Issa reclaims the fragments she’s collected from the region by pulverizing them and including them as a special ingredient.
Tsedaye Makonnen (Washington, DC), Aberash አበራሽ You Give Light II (2023), wall-mounted sculpture
Having engaged in decades of embodied, community-based, and archival research, Makonnen describes mäsqäls as ancient/present/future African universal symbols that are connected to other spiritual codes across the diaspora, with meanings and contexts exceeding their adoption by the Ethiopian Orthodox Church. Patterned with these indigenous cultural and spiritual symbols, the artist’s stacked light sculptures honor the lives and legacies of Black bodies subjected to transnational forced migration and other ongoing types of state-sanctioned violence and brutality across the globe.
Each lightbox is an obelisk, a totem, and a sanctuary that harbors healing and protective properties. The missing metallic fragments from each pattern are incorporated into Makonnen’s textile works, which are activated through performance.
Jackie Milad (Baltimore, MD), To Be Held and Cared For (2024), acrylic and mixed-media on dyed canvas, epoxy resin clay, acrylic paint and textile collage
“An object holds history, ancestry, a person’s energy.” Shabti dolls were known as small figurines buried with the dead in ancient Egypt as companions for the afterlife. Nowadays these figures are commodified and fetishized globally, so much so that Egyptologists have no concept of how many are in existence. A great deal of them are being held in institutions with numbers around their necks or on their backs, sometimes stuffed into drawers by the dozen. In recent years, Milad has visited four western institutions in order to commune with these artifacts. Each institution has had its own protocols of care. The artist sits with the figures one by one through the intimate act of drawing, oftentimes in the presence of a curator inside a study room. The collage tapestry layers these drawings with images of her holding the objects, sculptural stand ins as a gesture of them coming to life, together with the artist’s older artworks, and other historical references.

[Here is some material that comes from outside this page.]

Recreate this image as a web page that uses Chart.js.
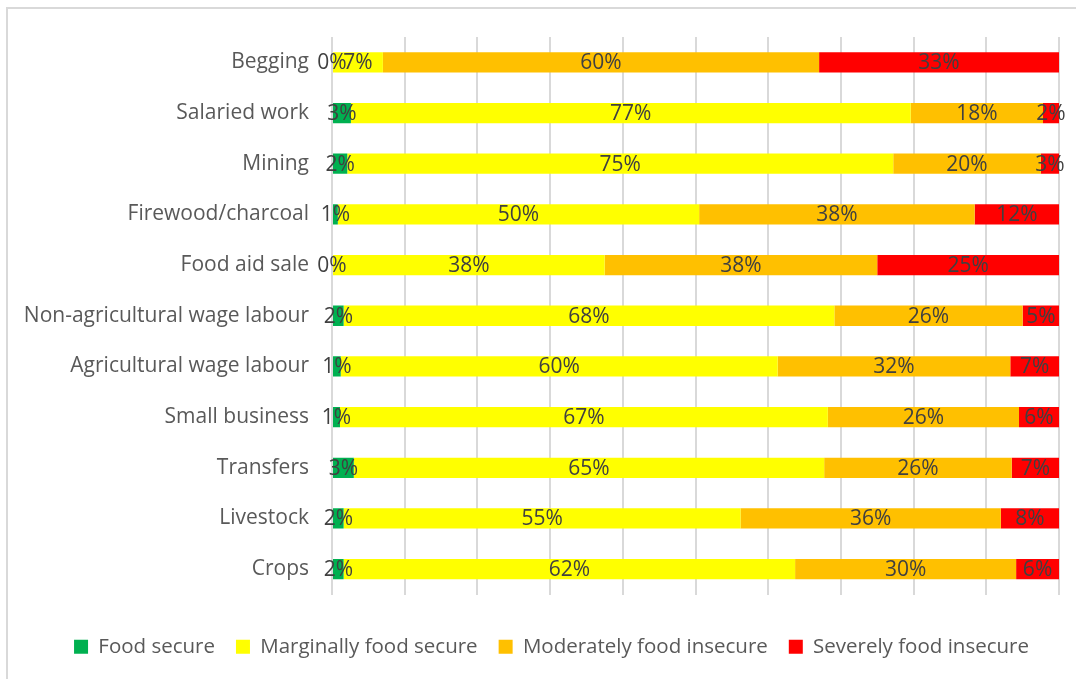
<!DOCTYPE html>
<html>
<head>
<meta charset="utf-8">
<script src="https://cdn.jsdelivr.net/npm/chart.js@4"></script>
<style>
  html, body { margin: 0; padding: 0; background: #fff; }
  #frame { position: absolute; left: 6px; top: 7px; width: 1080px; height: 690px;
           border-left: 2px solid #d9d9d9; border-top: 2px solid #d9d9d9; }
  #wrap { position: absolute; left: 0; top: 0; width: 1076px; height: 679px; }
</style>
</head>
<body>
<div id="frame"></div>
<div id="wrap"><canvas id="foodChart" width="1076" height="679"></canvas></div>
<script>
// income sources, top to bottom as in the figure
const sources = ['Begging', 'Salaried work', 'Mining', 'Firewood/charcoal', 'Food aid sale',
    'Non-agricultural wage labour', 'Agricultural wage labour', 'Small business',
    'Transfers', 'Livestock', 'Crops'];

// share of households (%) in each food security group
const foodSecure = [0, 2.6, 2.1, 0.8, 0, 1.6, 1.2, 1.1, 3.0, 1.6, 1.6];
const marginallySecure = [7, 77, 75.1, 49.7, 37.5, 67.5, 60.1, 67.1, 64.7, 54.6, 62.1];
const moderatelyInsecure = [60, 18.2, 20.3, 37.9, 37.5, 25.9, 32.0, 26.3, 25.8, 35.8, 30.4];
const severelyInsecure = [33, 2.2, 2.5, 11.6, 25, 5.0, 6.7, 5.5, 6.5, 8.0, 5.9];

const xTicks = [0, 10, 20, 30, 40, 50, 60, 70, 80, 90, 100];

const FONT = '"Open Sans", Lato, sans-serif';
Chart.defaults.font.family = FONT;
Chart.defaults.font.size = 21;
Chart.defaults.color = '#595959';

// percentage labels centred in each segment, like the Excel data labels
const segmentLabels = {
    id: 'segmentLabels',
    afterDatasetsDraw(chart) {
        const ctx = chart.ctx;
        ctx.save();
        ctx.font = '21px ' + FONT;
        ctx.fillStyle = '#404040';
        ctx.textAlign = 'center';
        ctx.textBaseline = 'middle';
        chart.data.datasets.forEach(function (ds, i) {
            const meta = chart.getDatasetMeta(i);
            meta.data.forEach(function (bar, j) {
                const cx = (bar.x + bar.base) / 2;
                ctx.fillText(Math.round(ds.data[j]) + '%', cx, bar.y + 1);
            });
        });
        ctx.restore();
    }
};

// Excel centres the legend a bit further right than chart.js does
const legendShift = {
    id: 'legendShift',
    afterLayout(chart) {
        chart.legend.left += 22;
        chart.legend.right += 22;
    }
};

const ctx = document.getElementById('foodChart').getContext('2d');
const chart = new Chart(ctx, {
    type: 'bar',
    data: {
        labels: sources,
        datasets: [{
            label: 'Food secure',
            backgroundColor: '#00B050',
            data: foodSecure
        }, {
            label: 'Marginally food secure',
            backgroundColor: '#FFFF00',
            data: marginallySecure
        }, {
            label: 'Moderately food insecure',
            backgroundColor: '#FFC000',
            data: moderatelyInsecure
        }, {
            label: 'Severely food insecure',
            backgroundColor: '#FF0000',
            data: severelyInsecure
        }]
    },
    options: {
        indexAxis: 'y',
        responsive: false,
        animation: false,
        barPercentage: 0.4,
        categoryPercentage: 1,
        layout: {
            padding: { top: 37, right: 17, bottom: 12, left: 0 }
        },
        scales: {
            x: {
                stacked: true,
                min: 0,
                max: 100,
                afterBuildTicks: function (scale) {
                    scale.ticks = xTicks.map(v => ({ value: v }));
                },
                afterFit: function (scale) { scale.height = 21; },
                ticks: { display: false },
                grid: { color: '#d9d9d9', lineWidth: 2, drawTicks: false },
                border: { display: false }
            },
            y: {
                stacked: true,
                afterFit: function (scale) { scale.width = 332; },
                ticks: { padding: 23, color: '#595959' },
                grid: { display: false, drawTicks: false },
                border: { display: false }
            }
        },
        plugins: {
            legend: {
                position: 'bottom',
                labels: {
                    boxWidth: 14,
                    boxHeight: 14,
                    padding: 21,
                    color: '#595959',
                    font: { size: 20.5 }
                }
            },
            tooltip: { enabled: false }
        }
    },
    plugins: [segmentLabels, legendShift]
});
</script>
</body>
</html>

You are invited to step foot on the collage and become a part of it. As you spend time on the piece, you can touch and play with other tactile elements.
Amanda Phingbodhipakkiya (Brooklyn, NY), When The Streets Forget Your Name (2022), Thai cotton, Thai brocade, batik, trim, rice bags, cord, rope, embroidery floss, poly bags, textile scraps, tape, thread, beads
Rice, a staple so ubiquitous it’s often overlooked, parallels the unnoticed work that sustains us. To honor the labor and sacrifices of immigrants embodied in everyday cultural material, Phingbodhipakkiya traveled across the country collecting these rice bags from Asian American mom-and-pop shops. She then wove them together with love, joy, and vibrant color, reclaiming the humble artifacts as symbols of home, identity, and endurance. This tapestry challenges the exclusionary idea that only certain materials, stories, or legacies are worthy of being preserved or inhabiting museum spaces.
In the exhibition, you are invited to engage in the labor of transforming commodified rice, packaged in its familiar bags, by pouring it into a humble threshing basket, a tool still essential to the harvest process.